Профессор Милорад Экмечич неоднократно разоблачал мифы, ставшие плодом межвоенных дискуссий о «военной ответственности» и воспринятые различными национальными и националистическими идеологиями. Один из таких мифов родился в результате поверхностной интерпретации «Начертания» Илии Гарашанина. Документ, имеющий выраженную международную подоплеку, редактировали государственные деятели, у которых были основания скрывать от Вены собственное намерение посотрудничать с хорватами. И тем не менее в 1930-е гг. в Германии и Австрии про него заговорили как про отправную точку «сербского проекта». Членов «Народной одбраны», действовавших в 1908–1914 гг., стали отождествлять с агентами Гарашанина, которые устанавливали контакты с лидерами югославян на местах. Следует признать, что сербские и югославские историки тоже апеллировали к «Начертанию», дабы продемонстрировать глубокие корни неизменного стремления югославян к построению общего государства[358]. Затерявшийся в гарашаниновских бумагах документ, про который не вспоминали до его обнаружения и публикации в 1906 г., стал трактоваться как обоснование не только сербского империализма (гегемонии), но и этнических чисток, произошедших в новейшее время. В 1940-е гг. подобные спекуляции, выходившие из-под пера ностальгирующих по австро-венгерским временам, пользовались особым спросом в так называемом Независимом государстве Хорватия. Сегодня в том же ключе пишут некоторые историки, причиной войны называющие сербский заговор и российские притязания[359].

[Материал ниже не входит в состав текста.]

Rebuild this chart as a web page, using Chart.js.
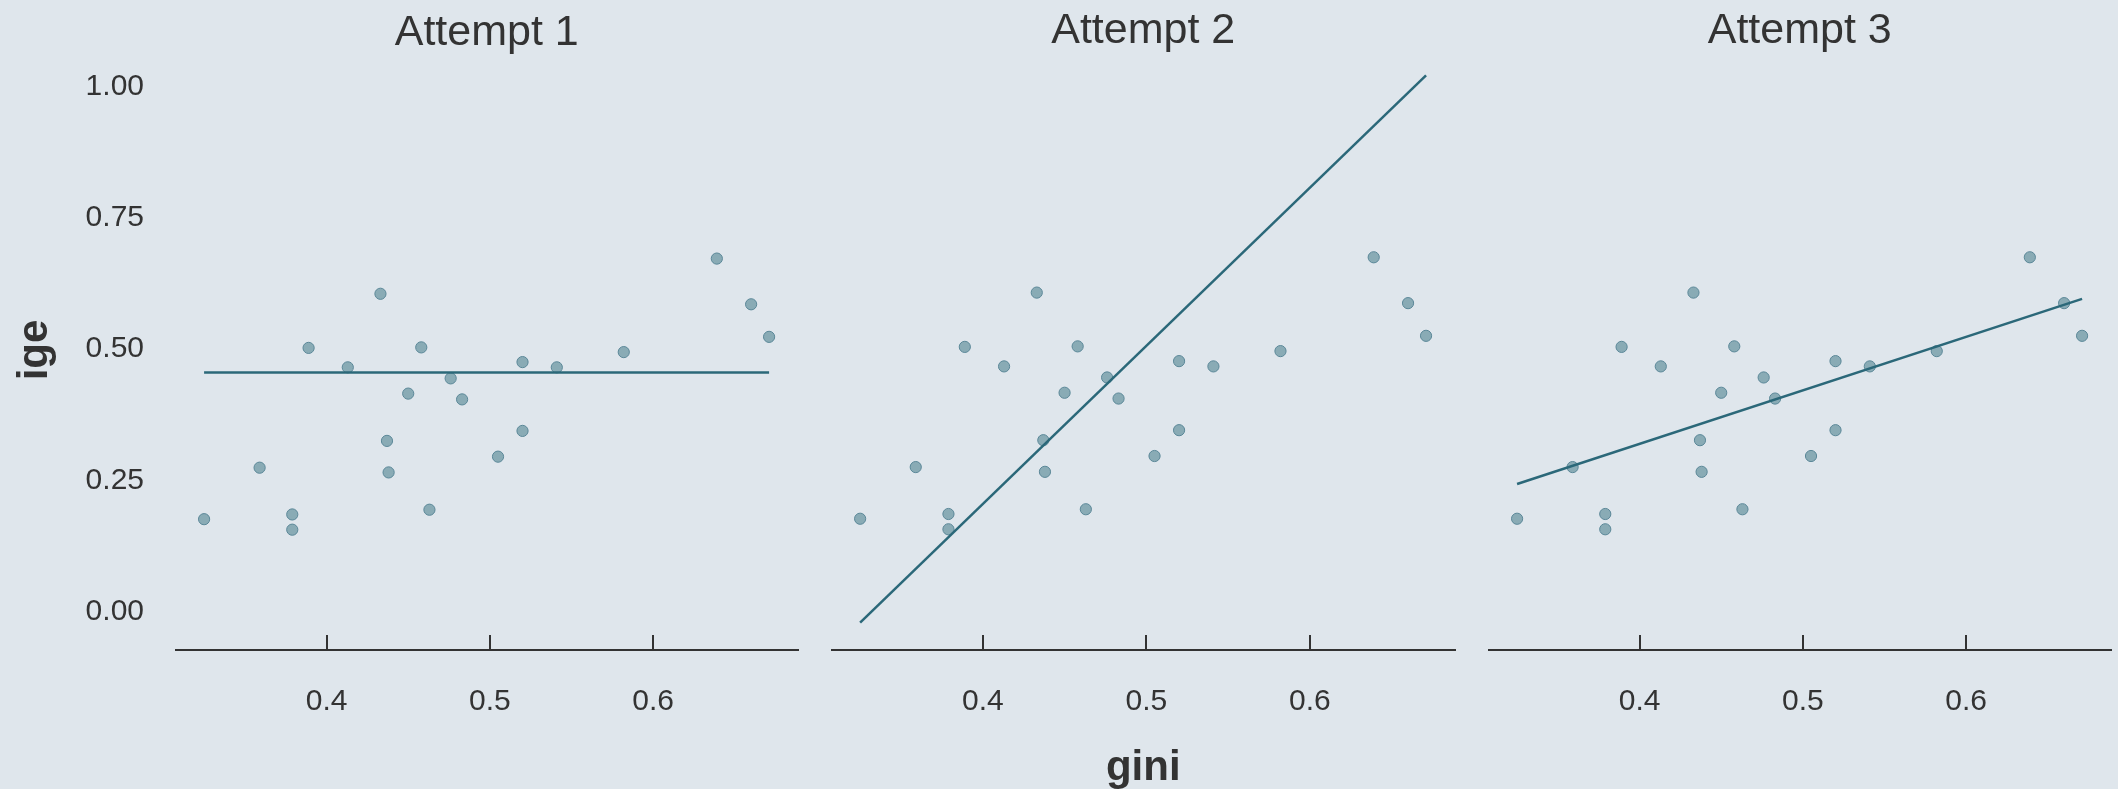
<!DOCTYPE html>
<html>
<head>
<meta charset="utf-8">
<title>ige vs gini</title>
<script src="https://cdn.jsdelivr.net/npm/chart.js@4"></script>
<style>
  html, body { margin: 0; padding: 0; background: #dfe6ec; }
  body { width: 2118px; height: 789px; position: relative; overflow: hidden; }
  canvas { position: absolute; top: 0; }
</style>
</head>
<body>
<canvas id="p1" width="810" height="789" style="left:0px;width:810px;height:789px"></canvas>
<canvas id="p2" width="655" height="789" style="left:815px;width:655px;height:789px"></canvas>
<canvas id="p3" width="643" height="789" style="left:1475px;width:643px;height:789px"></canvas>
<script>
// --- data ---
const gini = [0.325, 0.359, 0.379, 0.379, 0.389, 0.413, 0.433, 0.437, 0.438, 0.450, 0.458,
              0.463, 0.476, 0.483, 0.505, 0.520, 0.520, 0.541, 0.582, 0.639, 0.660, 0.671];
const ige  = [0.176, 0.274, 0.185, 0.156, 0.502, 0.465, 0.605, 0.325, 0.265, 0.415, 0.503,
              0.194, 0.444, 0.404, 0.295, 0.475, 0.344, 0.465, 0.494, 0.672, 0.585, 0.523];

// fitted line for each attempt, at the two ends of the gini range
const lineGini = [0.325, 0.671];
const attempt1 = [0.455, 0.455];
const attempt2 = [-0.021, 1.017];
const attempt3 = [0.242, 0.593];

const panelTitles = ['Attempt 1', 'Attempt 2', 'Attempt 3'];
const xTicks = [0.4, 0.5, 0.6];
const yTicks = [0.00, 0.25, 0.50, 0.75, 1.00];

const FONT = "'Liberation Sans', Arial, sans-serif";
const INK = '#333333';

const points = gini.map((g, i) => ({ x: g, y: ige[i] }));

const panels = [
  { id: 'p1', title: panelTitles[0], fit: attempt1, padLeft: 0,  padRight: 12.5, showY: true,  xTitle: '' },
  { id: 'p2', title: panelTitles[1], fit: attempt2, padLeft: 17, padRight: 15.5, showY: false, xTitle: 'gini' },
  { id: 'p3', title: panelTitles[2], fit: attempt3, padLeft: 14, padRight: 7.5,  showY: false, xTitle: '' }
];

panels.forEach(p => {
  const ctx = document.getElementById(p.id).getContext('2d');
  new Chart(ctx, {
    type: 'scatter',
    data: {
      datasets: [
        {
          type: 'line',
          data: lineGini.map((g, i) => ({ x: g, y: p.fit[i] })),
          borderColor: '#2b6879',
          borderWidth: 2.5,
          pointRadius: 0,
          fill: false
        },
        {
          data: points,
          backgroundColor: 'rgba(122, 160, 172, 0.85)',
          borderColor: '#5a8797',
          borderWidth: 1,
          pointRadius: 5.6
        }
      ]
    },
    options: {
      responsive: false,
      animation: false,
      layout: { padding: { left: p.padLeft, right: p.padRight, top: 0, bottom: 0 } },
      plugins: { legend: { display: false }, tooltip: { enabled: false } },
      scales: {
        x: {
          type: 'linear',
          position: 'bottom',
          min: 0.3078,
          max: 0.6884,
          afterBuildTicks: s => { s.ticks = xTicks.map(v => ({ value: v })); },
          afterFit: s => { s.height = 139; },
          grid: { display: true, drawOnChartArea: false, drawTicks: true, tickLength: -15, color: INK, lineWidth: 2 },
          border: { display: true, color: INK, width: 2 },
          ticks: { color: INK, font: { family: FONT, size: 30 }, padding: 49, callback: v => v.toFixed(1) },
          title: { display: p.xTitle !== '', text: p.xTitle, color: INK, font: { family: FONT, size: 42, weight: 'bold' }, padding: { top: 0, bottom: -5 } }
        },
        top: {
          type: 'linear',
          position: 'top',
          min: 0,
          max: 1,
          afterFit: s => { s.height = 48; },
          grid: { display: false, drawTicks: false },
          border: { display: false },
          ticks: { display: false },
          title: { display: true, text: p.title, color: INK, font: { family: FONT, size: 43 }, padding: { top: 5, bottom: 0 } }
        },
        y: {
          type: 'linear',
          display: p.showY,
          min: -0.073,
          max: 1.069,
          afterBuildTicks: s => { s.ticks = yTicks.map(v => ({ value: v })); },
          afterFit: s => { if (p.showY) s.width = 176; },
          grid: { display: false, drawTicks: false },
          border: { display: false },
          ticks: { color: INK, font: { family: FONT, size: 30 }, padding: 32, callback: v => v.toFixed(2) },
          title: { display: true, text: 'ige', color: INK, font: { family: FONT, size: 42, weight: 'bold' }, padding: { top: 10, bottom: 0 } }
        }
      }
    }
  });
});
</script>
</body>
</html>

О том, как в 1990-е гг. политический контекст влиял на научные оценки сербского национализма, можно судить на примере блестящей и воистину инновационной книги Найла Фергюсона (Niall Ferguson) «Горести войны» (Pity of the War). Коротко касаясь истории возникновения в XIX в. национальных государств на Балканах и в Европе, автор пишет, что, хотя сербское правительство и не подчинялось воле России, как болгарское, «его политику можно назвать агрессивно националистической и экспансионистской». Того, что Пьемонту удалось в 1850-е гг., а Пруссии – в 1860-е гг., Сербия хотела добиться в начале ХХ в., а именно: «расширить собственную территорию, прикрываясь идеологией “югославянского” национализма»[360]. Ни слова о национально-освободительном движении, о том, что Сербия была центром притяжения для своего окружения. Имели место только притязания Сербии, обращенные вовне. Будем справедливы, ни о чем подобном не говорится и применительно к другим народам и государствам. В фокусе внимания автора лишь территориальный вопрос. При этом Фергюсон отмечает цинизм Лондона и Парижа, желавших грекам и сербам «успехов против турок, но только в пределах дозволенного великими державами»[361].